Старшина присяжных продолжал читать осевшим от волнения голосом: «Доказано ли, что Квачков, Яшин, Найденов и Миронов участвовали в преступлении?» И, глянув в ответ, произнес: «ДА. ДОКАЗАНО». Зал глухо охнул. Видно было, как оперлась на впереди стоящий парапет мать подсудимого Ивана Миронова, как побелели скулы у отца Александра Найденова. Беспомощно заоглядывались адвокаты защиты. Это то, что успел уловить, выхватить взгляд, то, что закрепило сознание. Самое удивительное, что я не видела лиц самих подсудимых, да просто потому что не решилась глянуть в их сторону, не хватило меня на то. Ведь если уж мое сознание тут же переплеснулось через край отчаянным воплем «За что?! Да что это творится?!», каково было им услышать это. Но окраинное не зрение даже, сознание ухватило все же их твердые, жесткие лица. Непроницаемые. Без малейшего набежавшего облачка на них. Как стояли, так и продолжали стоять, не выдавая своих чувств. Все это уложилось в какую-то секунду. Уже в следующий миг старшина присяжных, он стоял за трибуной спиной к зрителям, ощутив холод ужаса всего зала, поспешил уточнить торопливо: «ДА. ДОКАЗАНО — ТРИ. НЕТ. НЕ ДОКАЗАНО — ДЕВЯТЬ».
В зале все это время царила тишайшая тишина, но и в этой тишине слышно стало, как в один миг все переменилось вдруг — угрюмость и разочарование сменились ликованием и радостью, люди молча, ликующе переглядывались, благодарно взглядывали на присяжных, по некоторым лицам катились слезы. ОПРАВДАЛИ! Таков был главный смысл этого ответа.

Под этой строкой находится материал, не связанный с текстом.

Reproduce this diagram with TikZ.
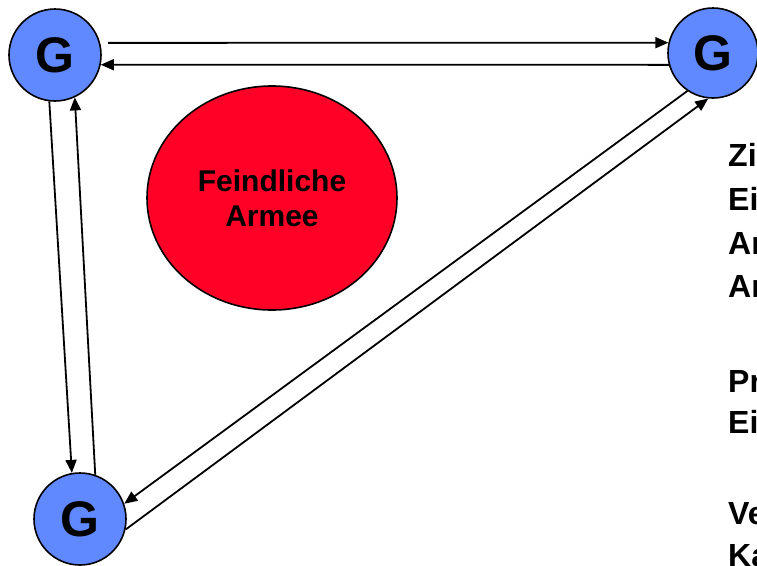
\documentclass[tikz,border=0pt]{standalone}
\usepackage{fontspec}
\setmainfont{Liberation Sans}
\usetikzlibrary{arrows.meta,shapes.geometric}
\definecolor{gblue}{RGB}{97,137,255}
\definecolor{fred}{RGB}{255,0,39}
\tikzset{
  gnode/.style={circle, draw=black, line width=1.6pt, fill=gblue, minimum size=92pt, inner sep=0pt, font=\fontsize{50}{50}\selectfont\bfseries},
  arr/.style={line width=1.8pt, -{Triangle[length=13pt,width=11pt]}},
  side/.style={anchor=base west, inner sep=0pt, font=\fontsize{32}{32}\selectfont\bfseries}
}
\begin{document}
\begin{tikzpicture}[x=1pt,y=-1pt]
\useasboundingbox (0,0) rectangle (757,565);
\node[gnode] (tl) at (55,55) {G};
\node[gnode, minimum size=90pt] (tr) at (713,53) {G};
\node[gnode] (bl) at (80,519) {G};
\node[ellipse, draw=black, line width=1.6pt, fill=fred, minimum width=250pt, minimum height=224pt, inner sep=0pt, align=center, font=\fontsize{30}{35}\selectfont\bfseries] (fa) at (272,198) {Feindliche\\Armee};

\draw[arr] ([xshift=8pt]tl.15) -- (tr.167);
\draw[arr] (tr.195) -- (tl.-12);
\draw[arr] (tl.-97) -- (bl.100);
\draw[arr] (bl.71) -- (tl.-65);
\draw[arr] (tr.236) -- (bl.19);
\draw[arr] (bl.-13) -- (tr.264);

\node[side] (t1) at (728,166) {Zi};
\node[side] (t2) at (728,210) {Ei};
\node[side] (t3) at (728,254) {Ar};
\node[side] (t4) at (728,297) {Ar};
\node[side] (t5) at (728,392) {Pr};
\node[side] (t6) at (728,433) {Ei};
\node[side] (t7) at (728,524) {Ve};
\node[side] (t8) at (728,566) {Ka};
\end{tikzpicture}
\end{document}
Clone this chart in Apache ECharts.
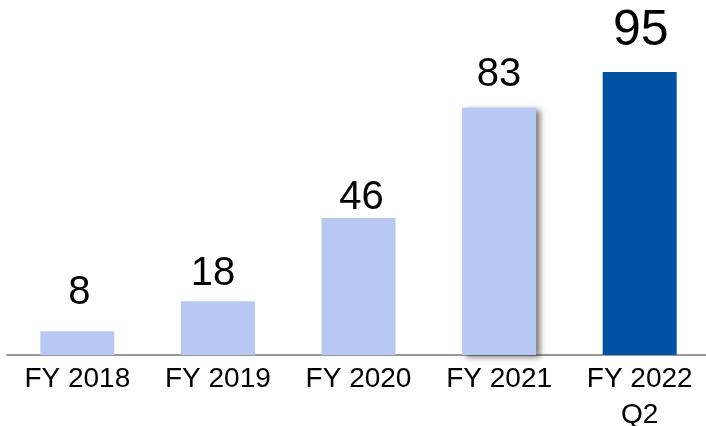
<!DOCTYPE html>
<html>
<head>
<meta charset="utf-8">
<script src="https://cdn.jsdelivr.net/npm/echarts@6/dist/echarts.min.js"></script>
<style>
html,body{margin:0;padding:0;background:#fff;}
#chart{width:706px;height:426px;}
</style>
</head>
<body>
<div id="chart"></div>
<script>
const categories = ['FY 2018', 'FY 2019', 'FY 2020', 'FY 2021', 'FY 2022\nQ2'];
const values = [8, 18, 46, 83, 95];

// styling per bar (not data)
const labelGaps = [18, 7, 0, 13, 16];
const labelShiftX = [2, -5, 3, 0, 1];
const labelSizes = [40, 40, 40, 40, 50];
const lightBlue = '#B7C9F3';
const darkBlue = '#0052A5';

const seriesData = values.map((v, i) => {
  const item = {
    value: v,
    itemStyle: { color: i === values.length - 1 ? darkBlue : lightBlue },
    label: { distance: labelGaps[i], fontSize: labelSizes[i], offset: [labelShiftX[i], 0] }
  };
  if (i === 3) {
    item.itemStyle.shadowColor = 'rgba(0,0,0,0.55)';
    item.itemStyle.shadowBlur = 6;
    item.itemStyle.shadowOffsetX = 4;
    item.itemStyle.shadowOffsetY = 2;
  }
  return item;
});

const chart = echarts.init(document.getElementById('chart'), null, { renderer: 'canvas' });
chart.setOption({
  animation: false,
  backgroundColor: '#ffffff',
  grid: { left: 7, width: 703, top: 57, bottom: 71, containLabel: false, outerBoundsMode: 'none' },
  xAxis: {
    type: 'category',
    data: categories,
    axisLine: { show: true, lineStyle: { color: '#999999', width: 2 } },
    axisTick: { show: false },
    axisLabel: {
      color: '#000000',
      fontFamily: 'Liberation Sans, Arial, sans-serif',
      fontSize: 28,
      lineHeight: 36,
      margin: 6,
      interval: 0,
      hideOverlap: false
    }
  },
  yAxis: {
    type: 'value',
    min: 0,
    max: 100,
    show: false,
    splitLine: { show: false }
  },
  series: [{
    type: 'bar',
    data: seriesData,
    barWidth: 74,
    label: {
      show: true,
      position: 'top',
      color: '#000000',
      fontFamily: 'Liberation Sans, Arial, sans-serif',
      fontSize: 40
    }
  }]
});
</script>
</body>
</html>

А старшина продолжал читать вопросы о причастности теперь каждого из подсудимых к событию на Митькинском шоссе. И у Квачкова, и у Яшина, и у Найденова — у всех был один и тот же счет: трое присяжных считали их причастными и виновными, а девять народных судей признавали непричастными и невиновными. Когда дело дошло до последнего подсудимого — до Ивана Миронова — все в зале уже как-то расслабились, полагая, что и тут не будет обвинения, ведь доказательств его причастности прокуратура не представила вообще. Невоенный человек, не умеющий ни стрелять, ни взрывать, кого не опознал ни один свидетель, на кого не указала ни одна экспертиза, у кого от безысходности прокуратура признала вещдоками травматический пистолет и паспорт, уж он-то каким боком может быть признан виновным на фоне всеобщего оправдания военспецов. Однако старшина, немного запнувшись, произнес: «ДА. ДОКАЗАНО — ПЯТЬ. НЕТ. НЕ ДОКАЗАНО — СЕМЬ». Зал снова глухо охнул. Сказанное было похоже на недоразумение, но это был вердикт присяжных. В этот миг стало понятным, для чего так долго просили присяжных уяснить вердикт, под чей приговор ломали и уламывали коллегию. В этот миг стала понятной до конца политическая цель процесса.